Dazu zählen beispielsweise die vor kurzem neu gestalteten Anlagen an der Rathausumfahrt, die Ecke an der Brauereistraße und an der Zufahrt zum Parkplatz Mühlener Ring, die Wiese vor der alten Schule in Breinig sowie vor dem Kulturzentrum, wenn die Grünanlage vom Tiefbauunternehmen wieder hergestellt ist, die Wiese vor der Villa Lynen sowei zwei Anlagen am Horster Hof: die Zufahrt zum Duffenter Hof und ein Parallelweg. Ob die Ecke von Schellerweg und Europastraße ein Blühbeet erhalten kann, ist angesichts von Gefälle und Beschattung noch fraglich.
Darüber hinaus will das TBA bei Beeten und Kübeln im Stadtgebiet vermehrt auf eine bienenfreundliche Bepflanzung während der Sommermonate wert legen, wobei „wir auch auf die Attraktivität für die Bürger achten werden“; beschreibt Georg Paulus den doppelten Anspruch und verweist auf das ohnehin angelassene Projekt der „grünen Trittsteine“: Durch die Aufwertung vieler kleiner Grünanlagen im Stadtgebiet soll eine tiergerechte Vernetzung erreicht werden.
Zudem steigt das TBA im Frühjahr in die Hotelbranche ein – mit Bienenhotels für die Stolberger Bürger. 45 Euro kosten die Nisthilfen, die speziell auf die Bedürfnisse der heimischen Insekten zugeschnitten sind. Für Insektenhotels gilt Vergleichbares wie für Saatmischungen: Die im Handel angebotenen Unterkünfte entsprechen nicht immer den Anforderungen ortsansässiger Arten.
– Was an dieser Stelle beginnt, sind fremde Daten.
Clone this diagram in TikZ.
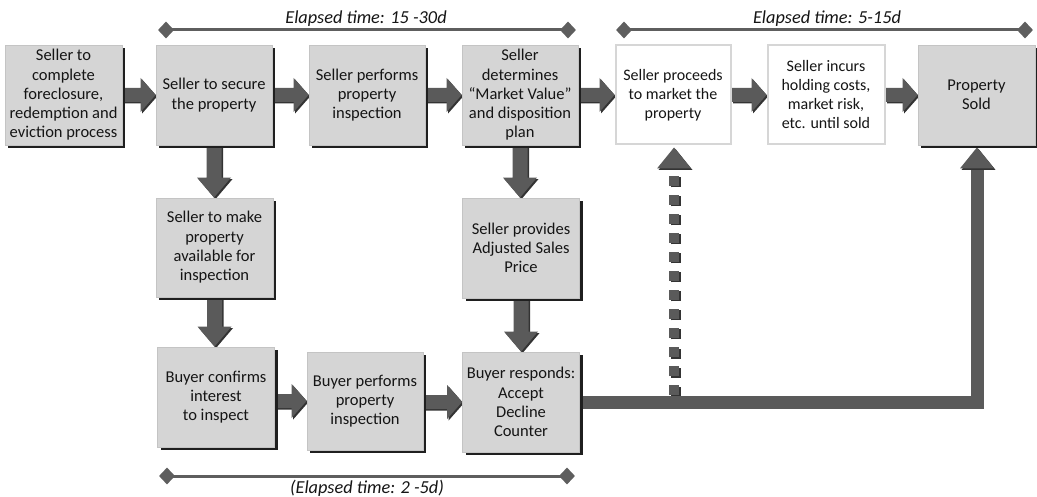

Aber auch in diesem Fall haben die Recherchen zu einem „Kupferstädter Bienenhotel“ geführt. Zunächst 40 Exemplare wird das TBA aufhängen; weitere 100 werden kostenfrei den Bürgern zur Verfügung gestellt. Für die Hotels gilt es ebenfalls einen möglichst sonnigen und ruhigen Standort zu wählen, damit sowohl die Wildbienen wie auch Menschen möglichst wenig gestört werden.
Und damit der gemeine Stolberger auch alles richtig macht oder sich über die städtischen Anreize hinaus selbst engagieren möchte, wird eine kleine Broschüre mit alles Wissenswertem rund um heimische Blühpflanzen und Hotels aufgelegt.
Alte heimische Arten
Darüber hinaus möchte die Stadt noch intensiver in das „Obstgeschäft“ einsteigen, als sie es mit „Ribbecks Garten“ zum Einstieg getan hat. Dort wurden eine Reihe von Obstbäumen und Beeren auch mit dem Ziel angelegt, dass sich die Bürger dort bedienen dürfen. Diese Marschrichtung wird nun mit der Anlage von zwei Streuobstwiesen weiter verfolgt. Jeweils rund 2500 Quadratmeter groß für 30 bis 40 Bäume sind die ortsnahen Wiesen, die dafür auserkoren sind. Eine Streuobstwiese soll angelegt werden am Breiniger Ortsausgang an der Ecke von Buttergasse und Winterstraße, eine zweite in den Wiesen hinter dem Friedhof Venwegen.
Welche Sorten angepflanzt werden ist noch ungewiss, gesichert ist nur die Absicht, unterschiedliche und alte heimische Arten auszuwählen. Zunächst sollen Bodenuntersuchungen Aufschluss geben, welche Obstarten für die Standorte geeignet sind. Die Pflege der beiden Anlagen hat der CDU-Ortsverband zugesagt, von dem die Initiative für die Obstbaumwiesen ausgegangen war.
Streuobstwiesen zählen zur Kulturlandschaft hiesiger Breiten. Ihr Bestand ist aber trotz aller Bemühungen von Naturschutzverbänden rückläufig. Zudem sind Streuobstwiesen einer der artenreichsten Lebensräume für eine vielfältige, aber zunehmend vom Aussterben bedrohten Tier- und Pflanzenwelt.